The filing of the charge with the NLRB was confirmed by union spokesman Jonathan Weatherdon. The NHLPA declined to comment further because of the ongoing legal matter.
The New York Post first reported the union's action Tuesday on its Web site.
In the last collective bargaining agreement between the NHL and the players' association, the union fought for European players to have the same rights as their North American counterparts.
The union's loss of the grievance gives teams permanent rights to these European players as long as there is a lack of an IIHF transfer agreement between the NHL and international hockey federations. The NHLPA is trying to avoid reverting to a time when the NHL controlled the rights of European players forever.

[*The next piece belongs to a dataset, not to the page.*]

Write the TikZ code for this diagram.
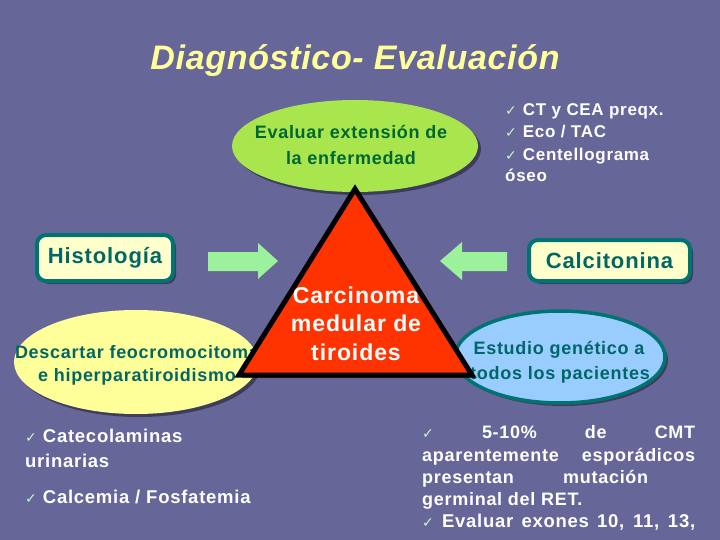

The charge by the players' association against the NHL said: "Since on or about June 26, 2008, [the NHL] has failed and refused to bargain with the NHLPA over a mandatory subject of bargaining by unilaterally implementing a rule substantially modifying and restricting the manner in which players under contract to European Clubs may gain employment [in the NHL], without first providing notice to, or bargaining to agreement or good-faith impasse with the NHLPA," the New York Post reported.
Testimony by NHL deputy commissioner Bill Daly was crucial in the NHLPA losing its grievance. Daly and former union executive director Ted Saskin agreed in a letter on July 22, 2005, to temporarily adopt defected player status for Europeans since an IIHF transfer agreement wasn't in place.
That agreement expired and the union didn't want to extend it, but the NHL sent a memo on May 19 to the 30 general managers to advise them that it was putting the defected players status back in effect, the Post said.